Task goal
Whenever a line below holds the word "with", copy that line.

+++

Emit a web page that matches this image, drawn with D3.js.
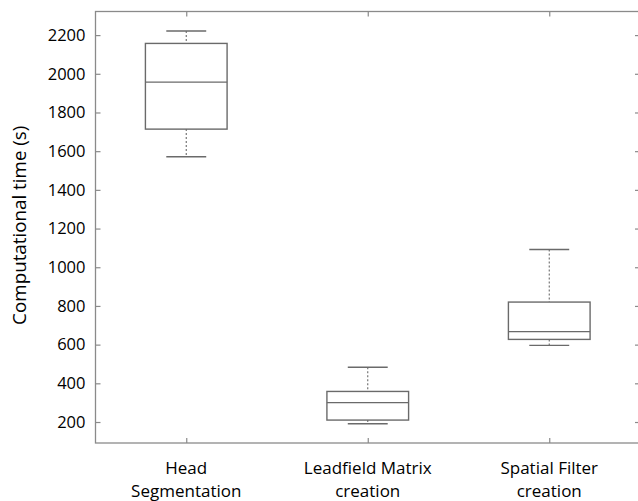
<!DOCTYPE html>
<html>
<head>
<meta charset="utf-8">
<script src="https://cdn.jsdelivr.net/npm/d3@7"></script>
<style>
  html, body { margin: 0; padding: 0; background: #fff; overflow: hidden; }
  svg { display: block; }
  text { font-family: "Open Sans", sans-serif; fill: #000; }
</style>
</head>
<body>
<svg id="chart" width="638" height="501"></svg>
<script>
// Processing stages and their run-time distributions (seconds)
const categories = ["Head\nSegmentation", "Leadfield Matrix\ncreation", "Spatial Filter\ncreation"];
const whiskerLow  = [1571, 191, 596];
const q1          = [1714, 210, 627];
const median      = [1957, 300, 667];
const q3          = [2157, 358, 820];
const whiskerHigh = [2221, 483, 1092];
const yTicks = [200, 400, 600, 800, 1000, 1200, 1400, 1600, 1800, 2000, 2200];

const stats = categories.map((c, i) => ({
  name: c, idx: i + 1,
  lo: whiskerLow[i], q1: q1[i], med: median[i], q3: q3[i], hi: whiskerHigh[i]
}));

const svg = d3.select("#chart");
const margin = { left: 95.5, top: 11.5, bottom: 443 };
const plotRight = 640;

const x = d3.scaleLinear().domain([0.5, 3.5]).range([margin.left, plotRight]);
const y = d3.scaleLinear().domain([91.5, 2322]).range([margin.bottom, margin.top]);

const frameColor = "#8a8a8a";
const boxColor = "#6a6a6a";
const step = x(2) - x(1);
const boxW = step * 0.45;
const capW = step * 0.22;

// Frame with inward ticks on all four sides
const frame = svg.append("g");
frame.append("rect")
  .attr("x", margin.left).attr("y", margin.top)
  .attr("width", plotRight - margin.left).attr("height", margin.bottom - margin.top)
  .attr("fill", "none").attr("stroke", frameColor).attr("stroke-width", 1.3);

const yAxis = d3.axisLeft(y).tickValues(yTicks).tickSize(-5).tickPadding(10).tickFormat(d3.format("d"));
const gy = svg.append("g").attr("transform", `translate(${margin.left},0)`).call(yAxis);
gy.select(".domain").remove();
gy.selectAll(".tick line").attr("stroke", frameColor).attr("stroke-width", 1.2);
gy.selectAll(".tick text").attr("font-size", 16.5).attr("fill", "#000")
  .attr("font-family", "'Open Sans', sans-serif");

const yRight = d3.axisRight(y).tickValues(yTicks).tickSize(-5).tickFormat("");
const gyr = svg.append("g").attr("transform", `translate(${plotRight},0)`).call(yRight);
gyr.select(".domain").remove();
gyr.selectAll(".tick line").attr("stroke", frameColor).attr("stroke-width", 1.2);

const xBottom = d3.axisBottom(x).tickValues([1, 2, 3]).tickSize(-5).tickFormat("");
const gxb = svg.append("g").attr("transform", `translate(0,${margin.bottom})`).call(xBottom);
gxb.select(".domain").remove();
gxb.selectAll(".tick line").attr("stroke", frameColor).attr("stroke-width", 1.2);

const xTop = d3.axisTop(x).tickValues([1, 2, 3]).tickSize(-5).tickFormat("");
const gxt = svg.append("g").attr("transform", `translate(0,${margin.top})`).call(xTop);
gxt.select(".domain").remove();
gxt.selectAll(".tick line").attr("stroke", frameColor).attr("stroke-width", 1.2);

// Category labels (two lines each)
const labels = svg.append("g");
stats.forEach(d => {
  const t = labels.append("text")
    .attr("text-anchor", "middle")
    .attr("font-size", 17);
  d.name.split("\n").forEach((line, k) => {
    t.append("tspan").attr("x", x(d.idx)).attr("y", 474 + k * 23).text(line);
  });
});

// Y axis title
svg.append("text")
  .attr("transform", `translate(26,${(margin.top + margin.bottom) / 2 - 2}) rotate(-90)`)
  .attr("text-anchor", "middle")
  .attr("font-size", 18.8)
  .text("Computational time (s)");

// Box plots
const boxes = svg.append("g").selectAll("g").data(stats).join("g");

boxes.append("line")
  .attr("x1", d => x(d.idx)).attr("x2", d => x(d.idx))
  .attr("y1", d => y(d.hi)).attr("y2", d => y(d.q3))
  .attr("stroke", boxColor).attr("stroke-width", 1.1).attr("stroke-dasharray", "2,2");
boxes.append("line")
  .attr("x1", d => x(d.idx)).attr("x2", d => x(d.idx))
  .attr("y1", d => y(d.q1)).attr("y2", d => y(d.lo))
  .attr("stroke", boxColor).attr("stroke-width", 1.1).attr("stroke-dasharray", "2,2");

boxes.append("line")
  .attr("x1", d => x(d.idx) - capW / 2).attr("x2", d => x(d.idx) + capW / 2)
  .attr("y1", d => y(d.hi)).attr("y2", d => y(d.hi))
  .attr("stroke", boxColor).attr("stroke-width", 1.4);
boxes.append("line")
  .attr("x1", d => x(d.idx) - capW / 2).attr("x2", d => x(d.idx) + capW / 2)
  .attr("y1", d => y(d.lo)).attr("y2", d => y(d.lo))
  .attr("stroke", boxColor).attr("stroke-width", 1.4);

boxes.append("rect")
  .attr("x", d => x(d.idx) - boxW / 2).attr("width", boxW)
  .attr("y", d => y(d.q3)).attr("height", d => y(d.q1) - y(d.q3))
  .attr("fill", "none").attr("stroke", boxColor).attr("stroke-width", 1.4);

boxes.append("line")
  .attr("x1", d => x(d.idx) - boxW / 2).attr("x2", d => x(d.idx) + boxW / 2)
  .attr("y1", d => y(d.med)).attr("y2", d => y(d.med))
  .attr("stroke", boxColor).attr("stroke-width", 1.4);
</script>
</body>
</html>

+++

Solution for this task
Emit a web page that matches this image, drawn with D3.js.
// Frame with inward ticks on all four sides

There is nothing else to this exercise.